— BEGIN Entries shown —

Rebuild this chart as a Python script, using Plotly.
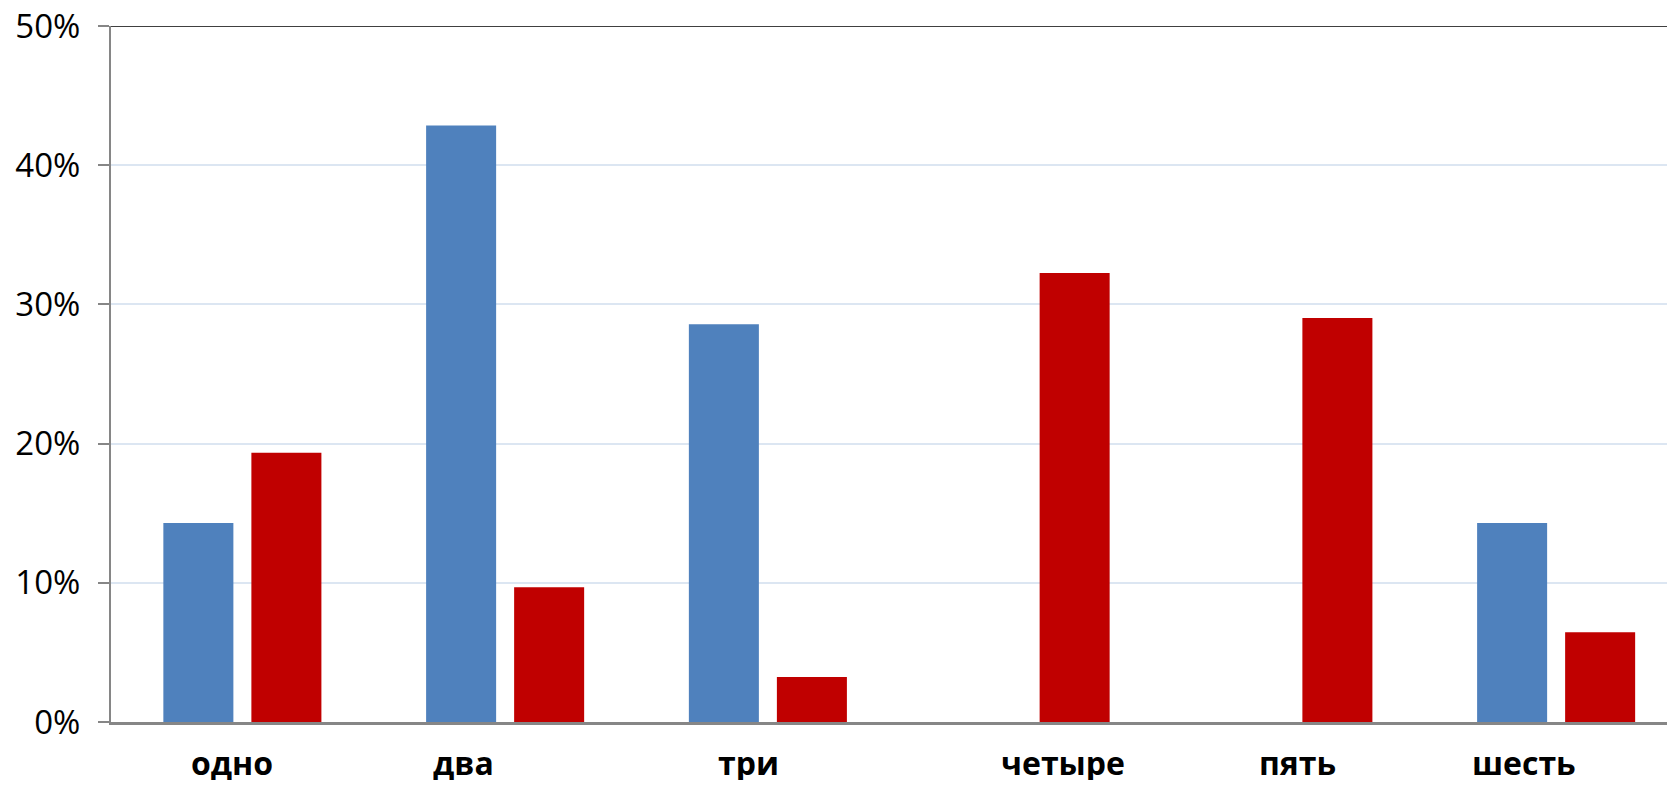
import plotly.graph_objects as go

categories = ["одно", "два", "три", "четыре", "пять", "шесть"]
series_blue = [14.29, 42.86, 28.57, 0.0, 0.0, 14.29]
series_red = [19.35, 9.68, 3.23, 32.26, 29.03, 6.45]
y_ticks = [0, 10, 20, 30, 40, 50]
y_ticklabels = ["0%", "10%", "20%", "30%", "40%", "50%"]
label_shift_px = [-10, -42, -19, 32, 4, -32]

BLUE = "#4F81BD"
RED = "#C00000"
FONT = "Open Sans"

fig = go.Figure()
fig.add_trace(go.Bar(x=categories, y=series_blue, marker=dict(color=BLUE, line=dict(width=0)), name="blue"))
fig.add_trace(go.Bar(x=categories, y=series_red, marker=dict(color=RED, line=dict(width=0)), name="red"))

for cat, shift in zip(categories, label_shift_px):
    fig.add_annotation(x=cat, xref="x", y=0, yref="paper", yanchor="middle",
                       xanchor="center", xshift=shift, yshift=-40, showarrow=False,
                       height=36, valign="middle",
                       text="<b>%s</b>" % cat, font=dict(family=FONT, size=32, color="#000000"))

fig.add_shape(type="line", xref="paper", x0=0, x1=1, yref="y", y0=50, y1=50,
              line=dict(color="#000000", width=1.5))

# page body has an 8px margin: figure is sized so the plot area lands where the reference has it
fig.update_layout(
    width=1667, height=777,
    margin=dict(l=103, r=0, t=18, b=63, autoexpand=False),
    paper_bgcolor="white", plot_bgcolor="white",
    barmode="group", bargap=0.33, bargroupgap=0.2045,
    showlegend=False,
    font=dict(family=FONT, color="#000000"),
)
fig.update_xaxes(
    type="category", range=[-0.5, 5.4524], showticklabels=False,
    showline=True, linecolor="#868686", linewidth=3, ticks="", showgrid=False,
    zeroline=False, fixedrange=True, automargin=False,
)
fig.update_yaxes(
    range=[0, 50], tickvals=y_ticks, ticktext=y_ticklabels,
    showline=True, linecolor="#868686", linewidth=2,
    ticks="outside", ticklen=11, tickcolor="#868686", tickwidth=1.5,
    showgrid=True, gridcolor="#DCE6F2", gridwidth=1.5,
    zeroline=False, tickfont=dict(family=FONT, size=33, color="#000000"),
    ticklabelstandoff=11, ticklabeloverflow="allow", fixedrange=True,
    automargin=False,
)

fig.write_html("out.html")
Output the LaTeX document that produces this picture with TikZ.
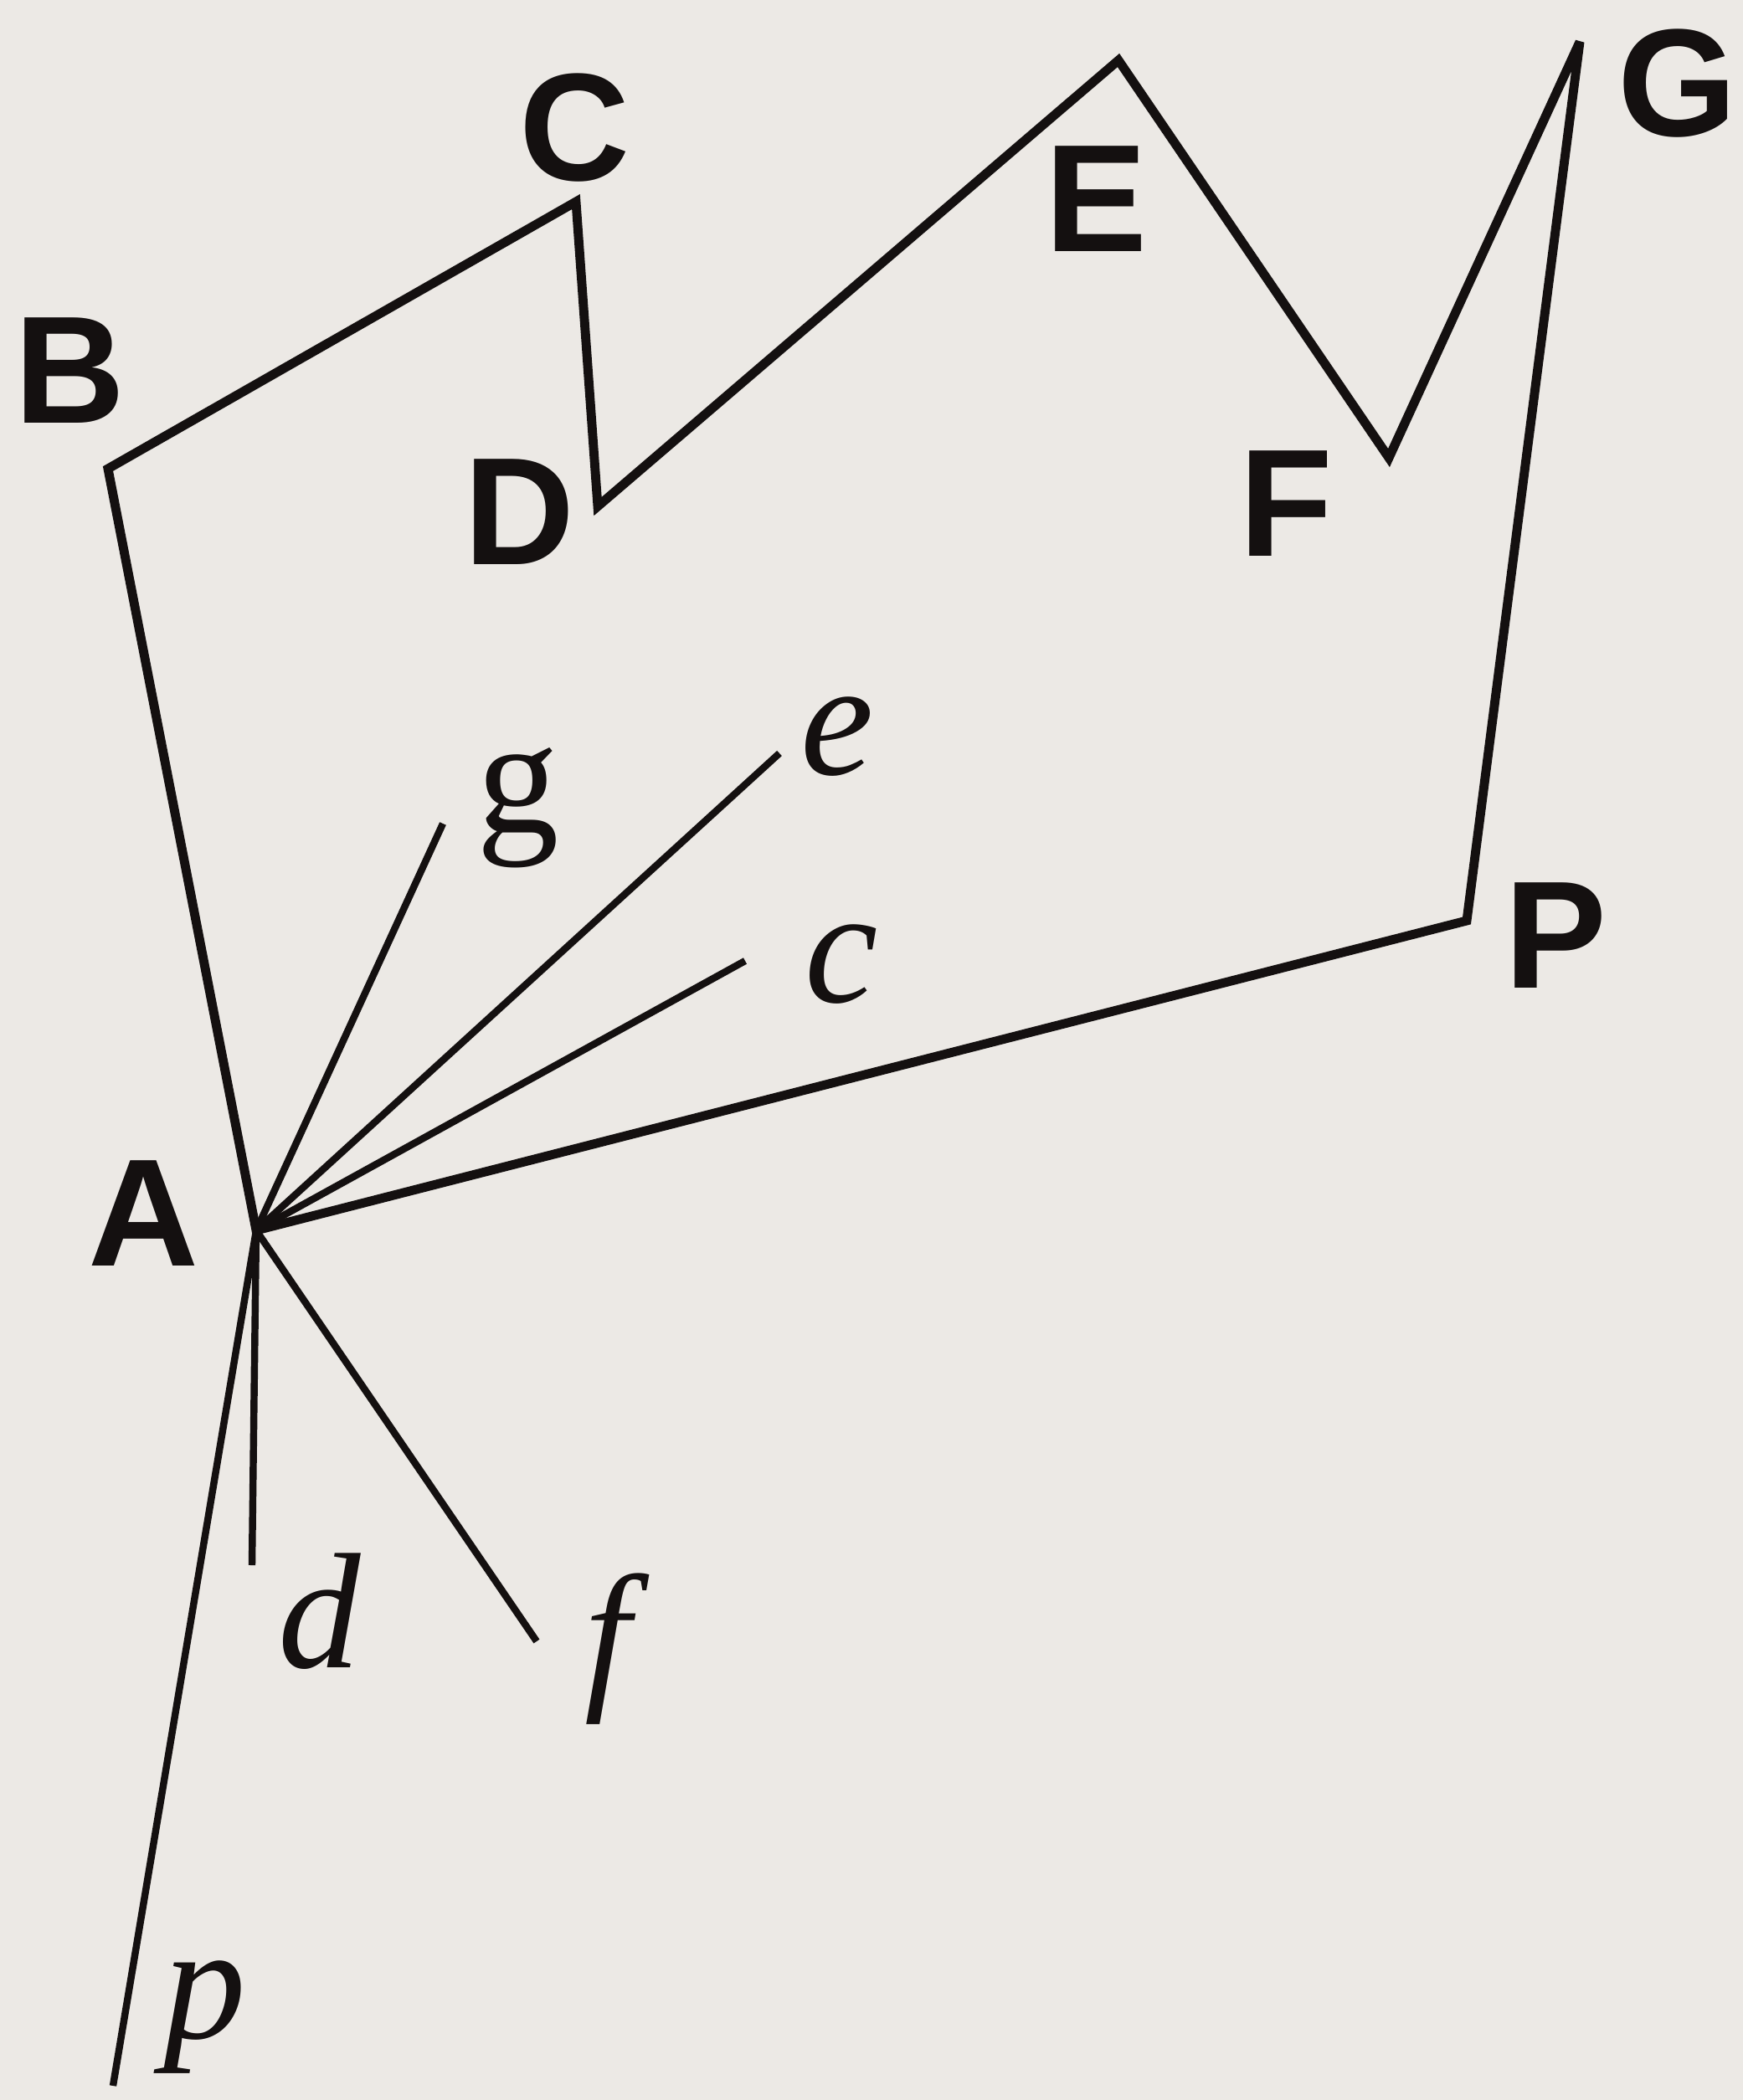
\documentclass[tikz,border=0pt]{standalone}
\usepackage{fontspec}
\setmainfont{Liberation Serif}
\newfontfamily\capfont{Liberation Sans}
\definecolor{paper}{RGB}{236,233,229}
\definecolor{ink}{RGB}{20,16,16}
\begin{document}
\begin{tikzpicture}[x=0.01cm,y=-0.01cm,
  poly/.style={draw=ink,line width=3.1pt,line join=miter,miter limit=2.5},
  ray/.style={draw=ink,line width=2.4pt},
  caplab/.style={font=\capfont\bfseries\fontsize{52}{52}\selectfont,text=ink,inner sep=0pt},
  lowlab/.style={font=\itshape\fontsize{56}{56}\selectfont,text=ink,inner sep=0pt},
  uplab/.style={font=\fontsize{56}{56}\selectfont,text=ink,inner sep=0pt}]
\fill[paper] (0,0) rectangle (2082,2509);
\useasboundingbox (0,0) rectangle (2082,2509);
% vertices
\coordinate (A) at (306,1470);
\coordinate (B) at (129,560);
\coordinate (C) at (688,241);
\coordinate (D) at (714,605);
\coordinate (E) at (1336,72);
\coordinate (F) at (1659,547);
\coordinate (G) at (1887,50);
\coordinate (P) at (1752,1100);
% ray ends
\coordinate (g) at (529,984);
\coordinate (e) at (931,900);
\coordinate (c) at (890,1148);
\coordinate (d) at (301,1870);
\coordinate (f) at (641,1961);
\coordinate (p) at (135,2492);
% polygon
\draw[poly] (A) -- (B) -- (C) -- (D) -- (E) -- (F) -- (G) -- (P) -- cycle;
% rays
\draw[ray] (A) -- (g);
\draw[ray] (A) -- (e);
\draw[ray] (A) -- (c);
\draw[ray] (A) -- (d);
\draw[ray] (A) -- (f);
\draw[ray] (A) -- (p);
% labels
\node[caplab] (lA) at (172,1450) {A};
\node[caplab] (lB) at (84,443) {B};
\node[caplab] (lC) at (687,153) {C};
\node[caplab] (lD) at (621,612) {D};
\node[caplab] (lE) at (1309,238) {E};
\node[caplab] (lF) at (1536,602) {F};
\node[caplab] (lG) at (2004,100) {G};
\node[caplab] (lP) at (1858,1118) {P};
\node[uplab] (lg) at (619,965) {g};
\node[lowlab] (le) at (1000,880) {e};
\node[lowlab] (lc) at (1005,1152) {c};
\node[lowlab] (ld) at (382,1925) {d};
\node[lowlab] (lf) at (726,1970) {f};
\node[lowlab] (lp) at (245,2410) {p};
\end{tikzpicture}
\end{document}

— END Entries shown —

Short task:
Give back every line exactly as it stands, pictures excluded.

Exercise solution:
Rebuild this chart as a Python script, using Plotly.
import plotly.graph_objects as go

categories = ["одно", "два", "три", "четыре", "пять", "шесть"]
series_blue = [14.29, 42.86, 28.57, 0.0, 0.0, 14.29]
series_red = [19.35, 9.68, 3.23, 32.26, 29.03, 6.45]
y_ticks = [0, 10, 20, 30, 40, 50]
y_ticklabels = ["0%", "10%", "20%", "30%", "40%", "50%"]
label_shift_px = [-10, -42, -19, 32, 4, -32]

BLUE = "#4F81BD"
RED = "#C00000"
FONT = "Open Sans"

fig = go.Figure()
fig.add_trace(go.Bar(x=categories, y=series_blue, marker=dict(color=BLUE, line=dict(width=0)), name="blue"))
fig.add_trace(go.Bar(x=categories, y=series_red, marker=dict(color=RED, line=dict(width=0)), name="red"))

for cat, shift in zip(categories, label_shift_px):
    fig.add_annotation(x=cat, xref="x", y=0, yref="paper", yanchor="middle",
                       xanchor="center", xshift=shift, yshift=-40, showarrow=False,
                       height=36, valign="middle",
                       text="<b>%s</b>" % cat, font=dict(family=FONT, size=32, color="#000000"))

fig.add_shape(type="line", xref="paper", x0=0, x1=1, yref="y", y0=50, y1=50,
              line=dict(color="#000000", width=1.5))

# page body has an 8px margin: figure is sized so the plot area lands where the reference has it
fig.update_layout(
    width=1667, height=777,
    margin=dict(l=103, r=0, t=18, b=63, autoexpand=False),
    paper_bgcolor="white", plot_bgcolor="white",
    barmode="group", bargap=0.33, bargroupgap=0.2045,
    showlegend=False,
    font=dict(family=FONT, color="#000000"),
)
fig.update_xaxes(
    type="category", range=[-0.5, 5.4524], showticklabels=False,
    showline=True, linecolor="#868686", linewidth=3, ticks="", showgrid=False,
    zeroline=False, fixedrange=True, automargin=False,
)
fig.update_yaxes(
    range=[0, 50], tickvals=y_ticks, ticktext=y_ticklabels,
    showline=True, linecolor="#868686", linewidth=2,
    ticks="outside", ticklen=11, tickcolor="#868686", tickwidth=1.5,
    showgrid=True, gridcolor="#DCE6F2", gridwidth=1.5,
    zeroline=False, tickfont=dict(family=FONT, size=33, color="#000000"),
    ticklabelstandoff=11, ticklabeloverflow="allow", fixedrange=True,
    automargin=False,
)

fig.write_html("out.html")
Output the LaTeX document that produces this picture with TikZ.
\documentclass[tikz,border=0pt]{standalone}
\usepackage{fontspec}
\setmainfont{Liberation Serif}
\newfontfamily\capfont{Liberation Sans}
\definecolor{paper}{RGB}{236,233,229}
\definecolor{ink}{RGB}{20,16,16}
\begin{document}
\begin{tikzpicture}[x=0.01cm,y=-0.01cm,
  poly/.style={draw=ink,line width=3.1pt,line join=miter,miter limit=2.5},
  ray/.style={draw=ink,line width=2.4pt},
  caplab/.style={font=\capfont\bfseries\fontsize{52}{52}\selectfont,text=ink,inner sep=0pt},
  lowlab/.style={font=\itshape\fontsize{56}{56}\selectfont,text=ink,inner sep=0pt},
  uplab/.style={font=\fontsize{56}{56}\selectfont,text=ink,inner sep=0pt}]
\fill[paper] (0,0) rectangle (2082,2509);
\useasboundingbox (0,0) rectangle (2082,2509);
% vertices
\coordinate (A) at (306,1470);
\coordinate (B) at (129,560);
\coordinate (C) at (688,241);
\coordinate (D) at (714,605);
\coordinate (E) at (1336,72);
\coordinate (F) at (1659,547);
\coordinate (G) at (1887,50);
\coordinate (P) at (1752,1100);
% ray ends
\coordinate (g) at (529,984);
\coordinate (e) at (931,900);
\coordinate (c) at (890,1148);
\coordinate (d) at (301,1870);
\coordinate (f) at (641,1961);
\coordinate (p) at (135,2492);
% polygon
\draw[poly] (A) -- (B) -- (C) -- (D) -- (E) -- (F) -- (G) -- (P) -- cycle;
% rays
\draw[ray] (A) -- (g);
\draw[ray] (A) -- (e);
\draw[ray] (A) -- (c);
\draw[ray] (A) -- (d);
\draw[ray] (A) -- (f);
\draw[ray] (A) -- (p);
% labels
\node[caplab] (lA) at (172,1450) {A};
\node[caplab] (lB) at (84,443) {B};
\node[caplab] (lC) at (687,153) {C};
\node[caplab] (lD) at (621,612) {D};
\node[caplab] (lE) at (1309,238) {E};
\node[caplab] (lF) at (1536,602) {F};
\node[caplab] (lG) at (2004,100) {G};
\node[caplab] (lP) at (1858,1118) {P};
\node[uplab] (lg) at (619,965) {g};
\node[lowlab] (le) at (1000,880) {e};
\node[lowlab] (lc) at (1005,1152) {c};
\node[lowlab] (ld) at (382,1925) {d};
\node[lowlab] (lf) at (726,1970) {f};
\node[lowlab] (lp) at (245,2410) {p};
\end{tikzpicture}
\end{document}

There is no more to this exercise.